### Records for processing ###
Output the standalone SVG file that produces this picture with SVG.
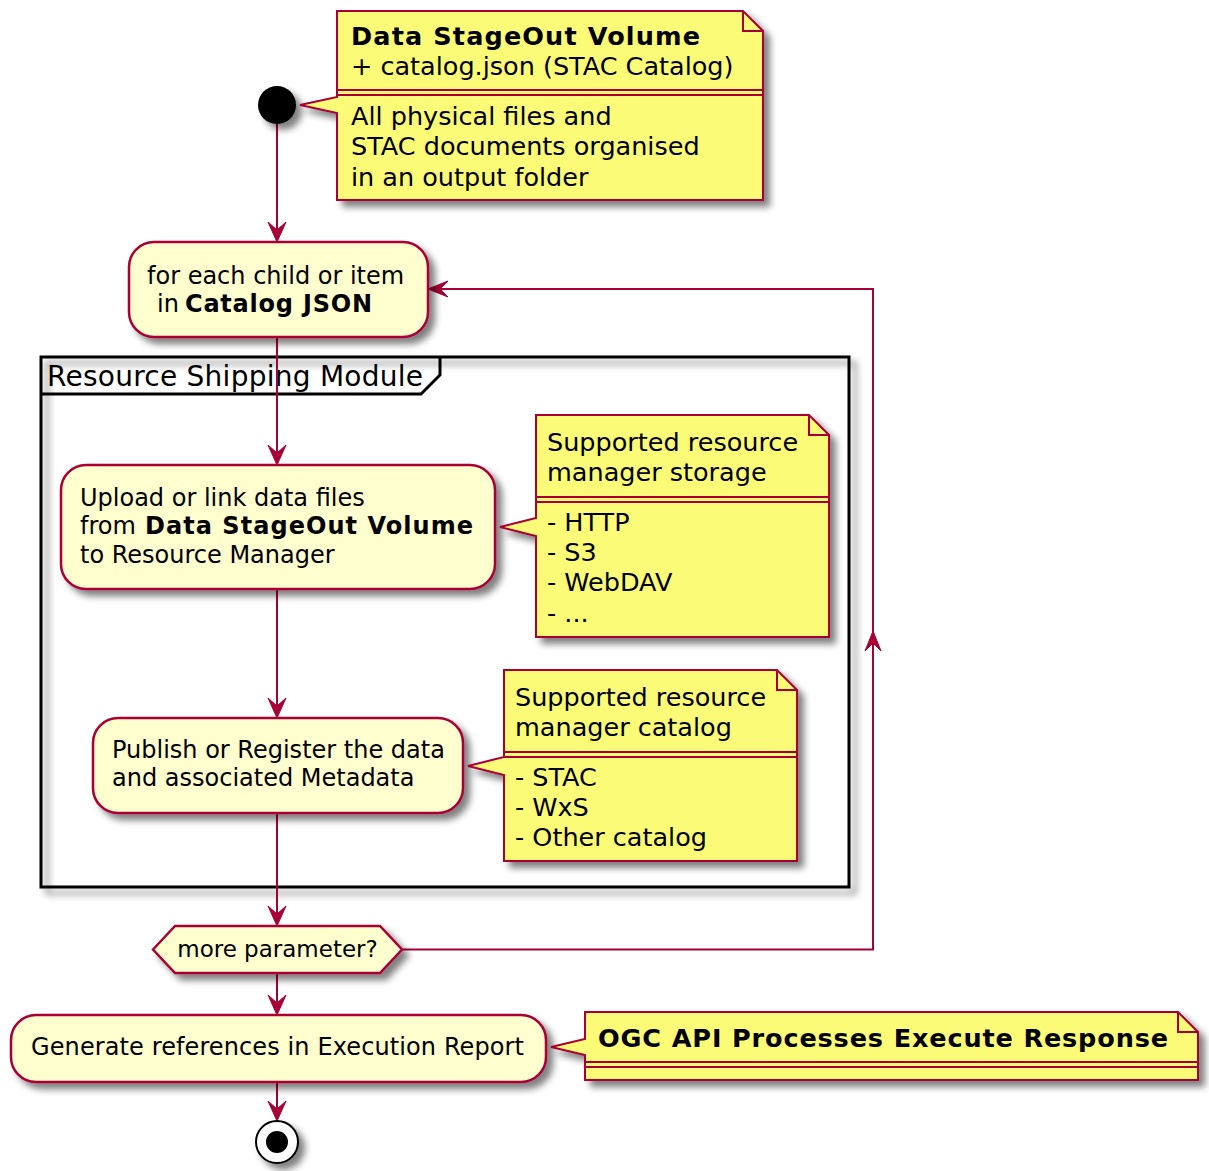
###
### Records for processing ###
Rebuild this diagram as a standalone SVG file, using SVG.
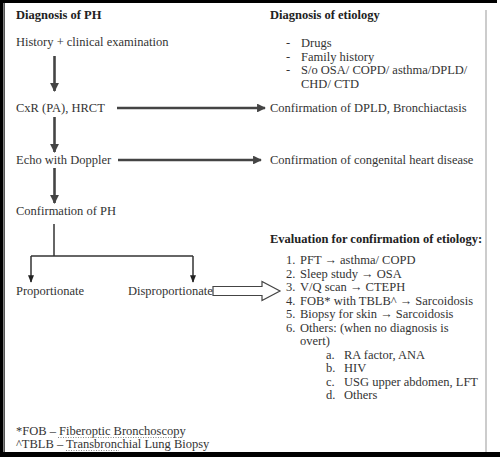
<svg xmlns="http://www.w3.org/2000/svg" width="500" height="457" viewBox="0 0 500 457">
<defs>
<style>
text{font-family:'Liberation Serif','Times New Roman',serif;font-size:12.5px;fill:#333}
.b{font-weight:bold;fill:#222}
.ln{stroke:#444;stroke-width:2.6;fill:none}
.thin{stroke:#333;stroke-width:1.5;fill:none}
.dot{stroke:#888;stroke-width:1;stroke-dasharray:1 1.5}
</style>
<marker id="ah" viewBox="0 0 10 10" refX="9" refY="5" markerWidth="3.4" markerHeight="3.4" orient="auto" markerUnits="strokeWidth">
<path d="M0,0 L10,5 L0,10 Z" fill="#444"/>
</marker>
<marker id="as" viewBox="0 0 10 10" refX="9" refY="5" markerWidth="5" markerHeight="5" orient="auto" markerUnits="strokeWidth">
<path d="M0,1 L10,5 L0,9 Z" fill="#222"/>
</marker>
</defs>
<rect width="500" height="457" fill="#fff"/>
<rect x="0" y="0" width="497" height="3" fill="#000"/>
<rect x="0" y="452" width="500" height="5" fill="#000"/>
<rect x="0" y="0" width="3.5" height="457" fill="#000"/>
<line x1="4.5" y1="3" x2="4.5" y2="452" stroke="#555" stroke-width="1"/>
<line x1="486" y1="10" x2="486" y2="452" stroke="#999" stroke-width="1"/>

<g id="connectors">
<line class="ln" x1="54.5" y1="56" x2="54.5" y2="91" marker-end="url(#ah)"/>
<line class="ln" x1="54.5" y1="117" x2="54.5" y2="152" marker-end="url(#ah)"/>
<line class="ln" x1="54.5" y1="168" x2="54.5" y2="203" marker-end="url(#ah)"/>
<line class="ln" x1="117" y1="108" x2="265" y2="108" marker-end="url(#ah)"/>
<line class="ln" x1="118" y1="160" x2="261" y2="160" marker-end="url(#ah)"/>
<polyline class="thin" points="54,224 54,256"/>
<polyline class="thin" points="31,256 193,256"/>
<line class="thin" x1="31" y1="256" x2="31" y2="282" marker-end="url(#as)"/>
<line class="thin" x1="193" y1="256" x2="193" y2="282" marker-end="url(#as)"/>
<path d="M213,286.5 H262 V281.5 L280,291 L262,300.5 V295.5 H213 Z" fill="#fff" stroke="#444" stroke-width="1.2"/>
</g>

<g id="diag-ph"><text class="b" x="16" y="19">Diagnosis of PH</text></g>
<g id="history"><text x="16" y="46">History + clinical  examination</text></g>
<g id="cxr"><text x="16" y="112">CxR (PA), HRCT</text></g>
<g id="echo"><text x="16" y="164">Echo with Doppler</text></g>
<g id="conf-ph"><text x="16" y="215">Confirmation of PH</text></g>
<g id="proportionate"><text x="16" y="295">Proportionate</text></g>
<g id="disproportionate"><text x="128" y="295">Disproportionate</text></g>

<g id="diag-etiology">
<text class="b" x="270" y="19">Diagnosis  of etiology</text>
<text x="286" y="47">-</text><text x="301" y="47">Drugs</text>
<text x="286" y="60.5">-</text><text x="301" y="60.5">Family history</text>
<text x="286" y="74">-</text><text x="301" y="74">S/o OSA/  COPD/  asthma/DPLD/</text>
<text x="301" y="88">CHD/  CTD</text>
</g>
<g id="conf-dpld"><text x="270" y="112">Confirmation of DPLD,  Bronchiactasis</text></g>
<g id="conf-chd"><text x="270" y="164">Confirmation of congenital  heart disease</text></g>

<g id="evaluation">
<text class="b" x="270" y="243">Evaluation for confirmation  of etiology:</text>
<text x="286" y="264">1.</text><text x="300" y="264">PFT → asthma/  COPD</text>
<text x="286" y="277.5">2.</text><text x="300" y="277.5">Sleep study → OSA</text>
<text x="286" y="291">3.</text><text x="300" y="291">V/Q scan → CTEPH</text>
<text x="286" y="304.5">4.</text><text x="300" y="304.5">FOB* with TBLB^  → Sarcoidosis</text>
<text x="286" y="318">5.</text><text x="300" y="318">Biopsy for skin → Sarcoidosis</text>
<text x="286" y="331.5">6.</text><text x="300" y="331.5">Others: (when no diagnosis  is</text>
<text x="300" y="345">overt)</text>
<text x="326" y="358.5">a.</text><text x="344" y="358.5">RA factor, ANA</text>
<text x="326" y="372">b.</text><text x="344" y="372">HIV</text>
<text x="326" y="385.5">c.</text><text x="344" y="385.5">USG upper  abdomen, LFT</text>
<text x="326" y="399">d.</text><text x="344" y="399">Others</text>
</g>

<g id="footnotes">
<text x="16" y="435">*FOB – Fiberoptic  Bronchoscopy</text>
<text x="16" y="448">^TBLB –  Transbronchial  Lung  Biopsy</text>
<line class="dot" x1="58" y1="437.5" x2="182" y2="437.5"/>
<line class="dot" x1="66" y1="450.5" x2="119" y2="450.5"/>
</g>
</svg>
###
### Records for processing ###
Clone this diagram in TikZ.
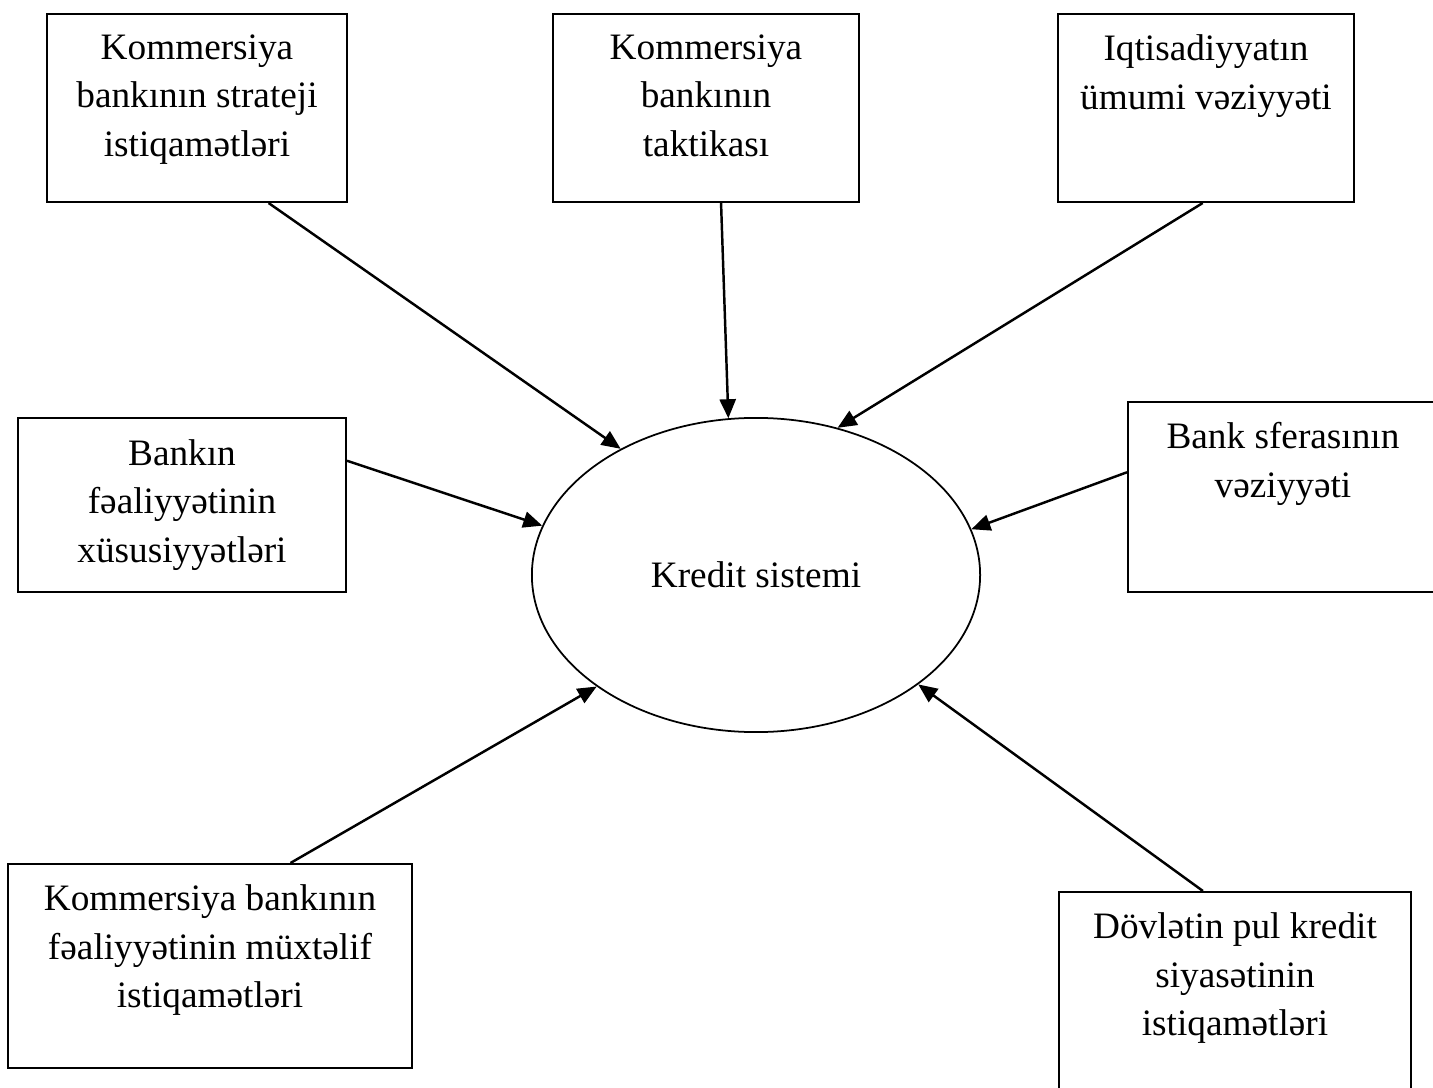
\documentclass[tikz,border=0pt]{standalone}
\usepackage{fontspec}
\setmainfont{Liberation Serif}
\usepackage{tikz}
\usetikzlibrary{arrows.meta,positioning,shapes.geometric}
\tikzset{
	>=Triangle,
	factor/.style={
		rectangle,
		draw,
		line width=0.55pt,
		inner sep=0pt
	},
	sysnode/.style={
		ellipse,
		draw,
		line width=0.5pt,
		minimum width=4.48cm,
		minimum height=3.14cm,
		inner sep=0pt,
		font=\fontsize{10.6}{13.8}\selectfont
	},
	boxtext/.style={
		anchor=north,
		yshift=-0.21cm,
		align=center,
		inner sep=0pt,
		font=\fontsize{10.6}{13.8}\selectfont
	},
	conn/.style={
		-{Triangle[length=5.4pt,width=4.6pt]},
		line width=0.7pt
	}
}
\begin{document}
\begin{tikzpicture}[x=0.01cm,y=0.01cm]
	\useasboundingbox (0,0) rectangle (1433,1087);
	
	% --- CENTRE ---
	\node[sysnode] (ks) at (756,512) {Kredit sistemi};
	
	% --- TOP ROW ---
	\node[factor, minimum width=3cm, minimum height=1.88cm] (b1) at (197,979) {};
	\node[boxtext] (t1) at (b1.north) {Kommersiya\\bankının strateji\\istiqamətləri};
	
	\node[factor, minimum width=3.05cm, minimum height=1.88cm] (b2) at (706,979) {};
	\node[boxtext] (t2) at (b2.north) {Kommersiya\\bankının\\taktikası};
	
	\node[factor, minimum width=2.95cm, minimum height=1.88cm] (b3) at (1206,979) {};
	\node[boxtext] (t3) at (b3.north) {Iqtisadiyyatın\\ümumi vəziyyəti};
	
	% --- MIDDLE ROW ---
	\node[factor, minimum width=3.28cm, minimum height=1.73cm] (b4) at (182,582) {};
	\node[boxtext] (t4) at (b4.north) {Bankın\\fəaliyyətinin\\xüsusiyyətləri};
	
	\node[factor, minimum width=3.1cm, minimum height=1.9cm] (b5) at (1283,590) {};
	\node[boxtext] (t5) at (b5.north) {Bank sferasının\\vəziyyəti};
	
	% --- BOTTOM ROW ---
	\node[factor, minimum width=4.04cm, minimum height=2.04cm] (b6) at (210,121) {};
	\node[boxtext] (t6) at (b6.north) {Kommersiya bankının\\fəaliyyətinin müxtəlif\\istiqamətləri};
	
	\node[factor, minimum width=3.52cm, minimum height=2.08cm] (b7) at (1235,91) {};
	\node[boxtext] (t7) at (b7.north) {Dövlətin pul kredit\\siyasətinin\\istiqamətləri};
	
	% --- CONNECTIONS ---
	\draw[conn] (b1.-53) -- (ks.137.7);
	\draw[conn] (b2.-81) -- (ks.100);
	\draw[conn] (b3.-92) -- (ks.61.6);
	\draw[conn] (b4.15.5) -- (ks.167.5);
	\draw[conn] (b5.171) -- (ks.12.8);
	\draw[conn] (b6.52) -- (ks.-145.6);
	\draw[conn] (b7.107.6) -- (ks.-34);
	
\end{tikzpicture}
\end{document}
###
▶ **What you need to do**: Retype the lines above exactly as they appear, from the line containing "Clone this diagram in TikZ." through the line containing "(t4) at (b4.north)", and leave out any pictures.

▶ **Task result**:
Clone this diagram in TikZ.
\documentclass[tikz,border=0pt]{standalone}
\usepackage{fontspec}
\setmainfont{Liberation Serif}
\usepackage{tikz}
\usetikzlibrary{arrows.meta,positioning,shapes.geometric}
\tikzset{
	>=Triangle,
	factor/.style={
		rectangle,
		draw,
		line width=0.55pt,
		inner sep=0pt
	},
	sysnode/.style={
		ellipse,
		draw,
		line width=0.5pt,
		minimum width=4.48cm,
		minimum height=3.14cm,
		inner sep=0pt,
		font=\fontsize{10.6}{13.8}\selectfont
	},
	boxtext/.style={
		anchor=north,
		yshift=-0.21cm,
		align=center,
		inner sep=0pt,
		font=\fontsize{10.6}{13.8}\selectfont
	},
	conn/.style={
		-{Triangle[length=5.4pt,width=4.6pt]},
		line width=0.7pt
	}
}
\begin{document}
\begin{tikzpicture}[x=0.01cm,y=0.01cm]
	\useasboundingbox (0,0) rectangle (1433,1087);
	
	% --- CENTRE ---
	\node[sysnode] (ks) at (756,512) {Kredit sistemi};
	
	% --- TOP ROW ---
	\node[factor, minimum width=3cm, minimum height=1.88cm] (b1) at (197,979) {};
	\node[boxtext] (t1) at (b1.north) {Kommersiya\\bankının strateji\\istiqamətləri};
	
	\node[factor, minimum width=3.05cm, minimum height=1.88cm] (b2) at (706,979) {};
	\node[boxtext] (t2) at (b2.north) {Kommersiya\\bankının\\taktikası};
	
	\node[factor, minimum width=2.95cm, minimum height=1.88cm] (b3) at (1206,979) {};
	\node[boxtext] (t3) at (b3.north) {Iqtisadiyyatın\\ümumi vəziyyəti};
	
	% --- MIDDLE ROW ---
	\node[factor, minimum width=3.28cm, minimum height=1.73cm] (b4) at (182,582) {};
	\node[boxtext] (t4) at (b4.north) {Bankın\\fəaliyyətinin\\xüsusiyyətləri};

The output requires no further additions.